In Charlotte Perkins Gilman’s “The Yellow Wallpaper” there is an apparent opposition between reason and imagination. Jane, the protagonist and narrator of the story describes her husband, John as a practical man who makes decisions based on reason alone. Although Jane believes that she is sick, John contends that she is only suffering from a temporary nervous depression that will be cured through rest and relaxation alone. In contrast, Jane enjoys using her imagination and believes that expressing herself through writing will better her health. Jane’s inability to express herself through writing causes her to lose control of herself and her imagination. The “woman” she sees in the wallpaper symbolizes her creative and expressive nature that she and John both attempt to repress.

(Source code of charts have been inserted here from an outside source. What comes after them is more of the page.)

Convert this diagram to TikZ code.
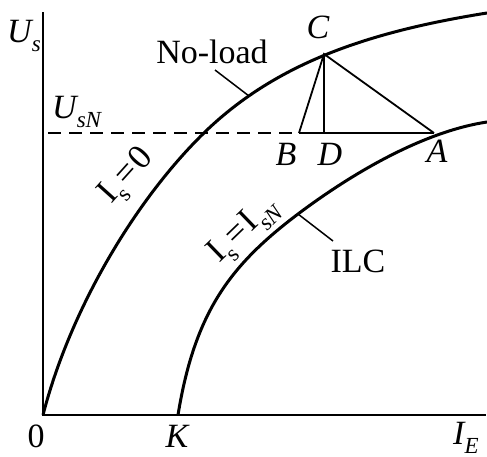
\documentclass[tikz,border=0pt]{standalone}
\usepackage{fontspec}
\setmainfont{Liberation Serif}
\newcommand{\lo}[1]{\raisebox{-0.28em}{\fontsize{23}{23}\selectfont #1}}
\begin{document}
\begin{tikzpicture}[x=1pt,y=-1pt,
  lbl/.style={font=\fontsize{34}{40}\selectfont, inner sep=0pt},
  rlbl/.style={font=\fontsize{35}{40}\selectfont, inner sep=0pt},
  curve/.style={line width=3pt},
  thin/.style={line width=1.8pt},
  axis/.style={line width=2pt},
  leader/.style={line width=1.5pt}]
\useasboundingbox (0,0) rectangle (487,456);
% axes
\coordinate (O) at (43,415);
\coordinate (ytop) at (43,12);
\coordinate (xend) at (486,415);
\draw[axis] (ytop) -- (O) -- (xend);
% curves
\coordinate (NLm) at (207,130);
\coordinate (NLe) at (487,13);
\draw[curve] (O) .. controls (70.5,308) and (137,197) .. (NLm)
  .. controls (277,63.5) and (367,32) .. (NLe);
\coordinate (K) at (178,415);
\coordinate (ILm) at (298,214);
\coordinate (ILe) at (487,122);
\draw[curve] (K) .. controls (195,310) and (232,264) .. (ILm)
  .. controls (358,169) and (427,131) .. (ILe);
% triangle points
\coordinate (Ldash) at (48,133);
\coordinate (B) at (299,133);
\coordinate (C) at (324,54);
\coordinate (D) at (324,133);
\coordinate (A) at (434,133);
\draw[leader, dash pattern=on 13pt off 8pt] (Ldash) -- (B);
\draw[thin] (B) -- (A);
\draw[thin] (B) -- (C) -- (A);
\draw[thin] (C) -- (D);
% leaders
\coordinate (nl1) at (215,70);
\coordinate (nl2) at (249,96);
\draw[leader] (nl1) -- (nl2);
\coordinate (il2) at (333,241);
\draw[leader] (ILm) -- (il2);
% labels
\node[lbl, anchor=base] (tnl) at (212,63) {No-load};
\node[lbl, anchor=base] (tilc) at (358,272) {ILC};
\node[lbl, anchor=base] (tC) at (318,38) {\itshape C};
\node[lbl, anchor=base] (tB) at (286,165) {\itshape B};
\node[lbl, anchor=base] (tD) at (330,165) {\itshape D};
\node[lbl, anchor=base] (tA) at (437,162) {\itshape A};
\node[lbl, anchor=base] (t0) at (36,447) {0};
\node[lbl, anchor=base] (tK) at (177,447) {\itshape K};
\node[lbl, anchor=base west] (tIE) at (453,444) {\itshape I\lo{E}};
\node[lbl, anchor=base west] (tUs) at (7,42) {\itshape U\lo{s}};
\node[lbl, anchor=base west] (tUsN) at (52,118) {\itshape U\lo{sN}};
\node[rlbl, rotate=48] (tI0) at (128,177) {I\lo{s}\kern3pt=\kern2pt0};
\node[rlbl, rotate=44] (tIN) at (244,231) {I\lo{s}\kern3pt=\kern2pt I\lo{\itshape sN}};
\end{tikzpicture}
\end{document}
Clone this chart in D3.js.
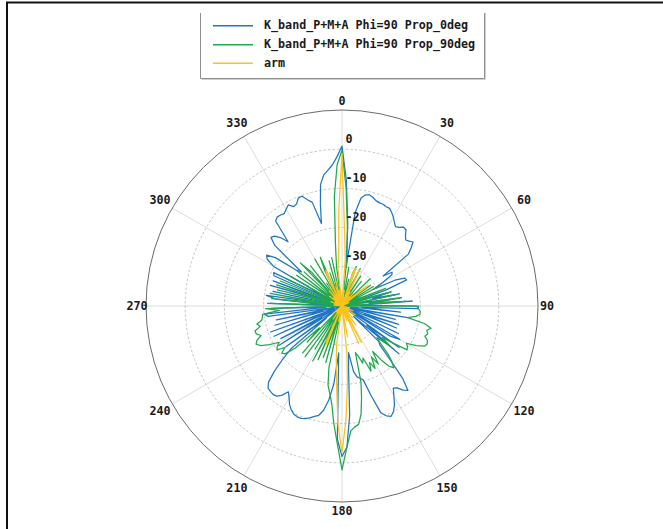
<!DOCTYPE html>
<html>
<head>
<meta charset="utf-8">
<script src="https://cdn.jsdelivr.net/npm/d3@7"></script>
<style>
  html, body { margin: 0; padding: 0; background: #fff; }
  svg { display: block; }
  text { font-family: "DejaVu Sans Mono", monospace; font-weight: bold; }
</style>
</head>
<body>
<div id="chart"></div>
<script>
// ---- data -------------------------------------------------------------
const seriesNames = [
  "K_band_P+M+A Phi=90 Prop_0deg",
  "K_band_P+M+A Phi=90 Prop_90deg",
  "arm"
];
const angleTicks = [0, 30, 60, 90, 120, 150, 180, 210, 240, 270, 300, 330];
const radialTicks = [-30, -20, -10, 0];
const radialTickLabels = ["-30", "-20", "-10", "0"];
// sampling angles (degrees), every 2 degrees
const angles = d3.range(0, 360, 2);

// Prop_0deg (dB)
const prop0 = [
  0.8, -8, -19, -30, -16, -12, -11, -10.8, -11.2, -11.8,
  -12, -12, -12.3, -12.3, -13, -13.8, -14.8, -15.6, -15.2, -14.5,
  -14.6, -15.8, -16.6, -16.2, -15.6, -17, -18.5, -27, -24.6, -25,
  -28, -31, -25, -22.5, -22.2, -28, -38, -27, -32, -25,
  -37, -24.7, -33, -22, -36, -20.5, -20.5, -35, -25, -40,
  -23, -36, -26, -40, -24.8, -34, -25, -40, -24, -38,
  -23, -25.5, -40, -22, -32, -21, -36, -27, -26, -22,
  -16, -12.7, -13.5, -14.8, -15.3, -13.5, -11.5, -10, -9.2, -9.8,
  -11, -16, -20.4, -21, -21.5, -23, -28, -24, -12, -4,
  -1.6, -6, -28, -20, -15.8, -13, -11.5, -11, -10.3, -9.8,
  -9.5, -9.5, -9.8, -10.5, -11.5, -13, -14.2, -12.5, -11.6, -11.4,
  -11.6, -11.8, -13, -16, -19.5, -23, -35, -22.3, -40, -21,
  -34, -22.3, -38, -21, -36, -20.6, -40, -22.2, -35, -22.9,
  -38, -21, -20.1, -36, -22, -40, -21.6, -36, -23, -20.5,
  -38, -22, -40, -21, -34, -21.3, -39, -21, -20.6, -36,
  -20, -17.5, -16.8, -19, -25, -26.5, -17, -14.8, -15.2, -16.5,
  -18.6, -12.5, -11.9, -12, -12.2, -11.5, -10.8, -11.8, -11.5, -10.3,
  -10.2, -11.5, -12.5, -18.3, -13.5, -8.5, -6.3, -5.2, -4, -2
];

// Prop_90deg (dB)
const prop90 = [
  -0.2, -10, -20, -28, -40, -30, -40, -33, -40, -31,
  -29.3, -40, -34, -29.4, -40, -37, -31, -40, -40, -32,
  -40, -36, -40, -30, -40, -34, -40, -31, -40, -30.6,
  -40, -29, -40, -35, -28, -40, -33, -27, -40, -26,
  -40, -25, -32, -23.5, -40, -21, -20.5, -20, -20, -21,
  -23, -18.5, -16.6, -17.5, -17, -17.5, -16.5, -16.2, -16.6, -18.5,
  -21, -20.3, -20, -24, -27, -24, -28, -26.4, -23.4, -21,
  -19.4, -20.5, -23, -26, -22.5, -25, -22, -24, -21.8, -25.7,
  -24.5, -26.5, -27.6, -20, -16, -12, -9.5, -9, -8, -4,
  1.8, -5, -10, -15, -17.5, -19.5, -24, -40, -25, -36,
  -26, -40, -25, -34, -24.1, -40, -27, -38, -24, -40,
  -24.4, -40, -27.2, -32, -24, -21, -20.5, -22, -20, -20.5,
  -21.5, -19, -17, -16, -16.6, -18, -17, -16.9, -18.5, -17.8,
  -19.2, -19.5, -19.6, -24, -20.5, -40, -21, -40, -22, -34,
  -21.4, -40, -23, -36, -22.5, -40, -23, -40, -24, -40,
  -25, -40, -26, -38, -25.5, -40, -27, -40, -24.7, -28.3,
  -40, -27, -40, -33, -40, -26.2, -40, -30, -26.4, -40,
  -31, -40, -28, -40, -27.4, -40, -30, -24, -12, -4
];

// arm (dB)
const arm = [
  -1.1, -21, -28, -40, -36, -40, -40, -38, -40, -31,
  -29.8, -40, -38, -29.8, -40, -36, -40, -40, -37, -40,
  -40, -36, -40, -40, -38, -34, -31.5, -40, -40, -40,
  -40, -40, -38, -40, -40, -40, -40, -40, -40, -40,
  -40, -40, -40, -40, -40, -40, -40, -40, -40, -40,
  -40, -40, -38, -40, -40, -40, -40, -37, -40, -40,
  -40, -40, -36, -40, -40, -40, -38, -40, -40, -36,
  -40, -40, -34, -40, -40, -36, -29.5, -40, -29.6, -40,
  -40, -36, -40, -38, -40, -32, -40, -28, -20, -11,
  -2.5, -10, -20, -26, -30, -40, -36, -40, -40, -38,
  -40, -29.5, -30, -40, -38, -40, -40, -36, -40, -40,
  -40, -38, -40, -40, -40, -37, -40, -40, -40, -40,
  -40, -40, -40, -40, -40, -40, -40, -40, -40, -40,
  -40, -40, -40, -40, -40, -40, -40, -40, -38, -40,
  -40, -40, -38, -40, -40, -40, -37, -40, -40, -40,
  -40, -38, -40, -40, -36, -40, -40, -37, -40, -40,
  -35, -40, -40, -37, -34.2, -40, -40, -31, -30, -40,
  -40, -35, -40, -33, -40, -36, -40, -30, -28, -16
];

const colors = ["#1f77c4", "#22a84c", "#fcc21b"];

// ---- drawing ----------------------------------------------------------
const W = 663, H = 529;
const cx = 342, cy = 306, R = 196;

const svg = d3.select("#chart").append("svg")
  .attr("width", W).attr("height", H);
svg.append("rect").attr("width", W).attr("height", H).attr("fill", "#fff");

// figure frame (partly cropped)
svg.append("path")
  .attr("d", `M7,${H} V2.5 H${W}`)
  .attr("fill", "none").attr("stroke", "#111").attr("stroke-width", 2);

const r = d3.scaleLinear().domain([-40, 10]).range([0, R]).clamp(true);
const toRad = d => d * Math.PI / 180;

const g = svg.append("g").attr("transform", `translate(${cx},${cy})`);

// angular grid lines
g.selectAll("line.spoke").data(angleTicks).join("line")
  .attr("class", "spoke")
  .attr("x1", 0).attr("y1", 0)
  .attr("x2", d => R * Math.sin(toRad(d)))
  .attr("y2", d => -R * Math.cos(toRad(d)))
  .attr("stroke", "#dcdcdc").attr("stroke-width", 1);

// radial grid rings (dashed)
g.selectAll("circle.ring").data(radialTicks).join("circle")
  .attr("class", "ring")
  .attr("r", d => r(d))
  .attr("fill", "none")
  .attr("stroke", "#b5b5b5").attr("stroke-width", 0.8)
  .attr("stroke-dasharray", "2.5,2");

// outer circle
g.append("circle").attr("r", R).attr("fill", "none")
  .attr("stroke", "#6a6a6a").attr("stroke-width", 1);

// series
const line = d3.lineRadial()
  .angle((d, i) => toRad(angles[i]))
  .radius(d => r(d))
  .curve(d3.curveLinearClosed);

[prop0, prop90, arm].forEach((vals, k) => {
  g.append("path")
    .datum(vals)
    .attr("d", line)
    .attr("fill", "none")
    .attr("stroke", colors[k])
    .attr("stroke-width", 1.25)
    .attr("stroke-linejoin", "round");
});

// angle labels
g.selectAll("text.ang").data(angleTicks).join("text")
  .attr("class", "ang")
  .attr("x", d => (205 + 6 * Math.abs(Math.sin(toRad(2 * d)))) * Math.sin(toRad(d)))
  .attr("y", d => -(205 + 6 * Math.abs(Math.sin(toRad(2 * d)))) * Math.cos(toRad(d)))
  .attr("text-anchor", "middle")
  .attr("dominant-baseline", "middle")
  .attr("font-size", 11.7)
  .attr("fill", "#1a1a1a")
  .text(d => d);

// radial labels
g.selectAll("text.rad").data(radialTicks).join("text")
  .attr("class", "rad")
  .attr("x", 3.5)
  .attr("y", d => -r(d) - 10)
  .attr("text-anchor", "start")
  .attr("dominant-baseline", "middle")
  .attr("font-size", 11.7)
  .attr("fill", "#1a1a1a")
  .text((d, i) => radialTickLabels[i]);

// legend
const leg = svg.append("g");
leg.append("path")
  .attr("d", "M200.5,13 V78.5 H484.5 V13")
  .attr("fill", "none").attr("stroke", "#8e8e8e").attr("stroke-width", 1);
leg.append("path")
  .attr("d", "M201.5,79.5 H485.5 V13")
  .attr("fill", "none").attr("stroke", "#d0d0d0").attr("stroke-width", 1);
const legY = [25.7, 44.7, 63.3];
seriesNames.forEach((name, k) => {
  leg.append("line")
    .attr("x1", 213).attr("x2", 253)
    .attr("y1", legY[k]).attr("y2", legY[k])
    .attr("stroke", colors[k]).attr("stroke-width", 1.4);
  leg.append("text")
    .attr("x", 264).attr("y", legY[k])
    .attr("dominant-baseline", "middle")
    .attr("font-size", 11.7)
    .attr("fill", "#1a1a1a")
    .text(name);
});
</script>
</body>
</html>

The “woman” in the wallpaper has the same qualities as Jane’s creativity/her writing ability. Jane can only write during the day because John is not there to stop her. Similarly, the “woman” behind the wallpaper only comes out during the day. Jane writes, “I think the woman gets out in the daytime!” (68). The “woman” creeping during the day can be seen as symbolic of the way that Jane tries to conceal her writing from John. Referring to the “woman” behind the wall, Jane writes, “for she is always creeping, and most women do not creep by daylight” (68). This statement can be read as a metaphor implying that most women do not try to hide themselves from their husbands during the day. Jane even refers to her actions during the daytime as creeping when she writes, “I always lock the door when I creep by daylight” (68). Jane’s inability to write at night further suggests such a metaphor. She writes, “I can’t do it at night, for I know John would suspect something” (68). Jane cannot express herself by writing at night because John is there to stop her.
Both John and Jane’s attempts to repress Jane’s imagination throughout the story are ineffective. John forbids Jane from writing, and Jane hides her writing and stops altogether when she is no longer alone. Though, Jane cannot help but express herself at the end of the story. The “woman” behind the wall finally escaping may symbolize Jane’s resolving to defy her husband and write whenever she likes. Jane writes, “I got out at last, said I, in spite of you and Jane!” (70). Instead of staying repressed, Jane’s imagination and expressive nature are let free. Since Jane narrated the story, she may not have gone crazy at all. The creativity and symbolism that increases as the story progresses may just be Jane’s imagination winning her over. At the very end of the story Jane may have just been writing avidly. When John faints, Jane writes, “Now why should that man have fainted?” (70). John may have fainted because he couldn’t believe that Jane was so insistent on writing. Therefore, Jane’s inability to understand John’s fainting is her realizing that there is nothing wrong with her expressing herself.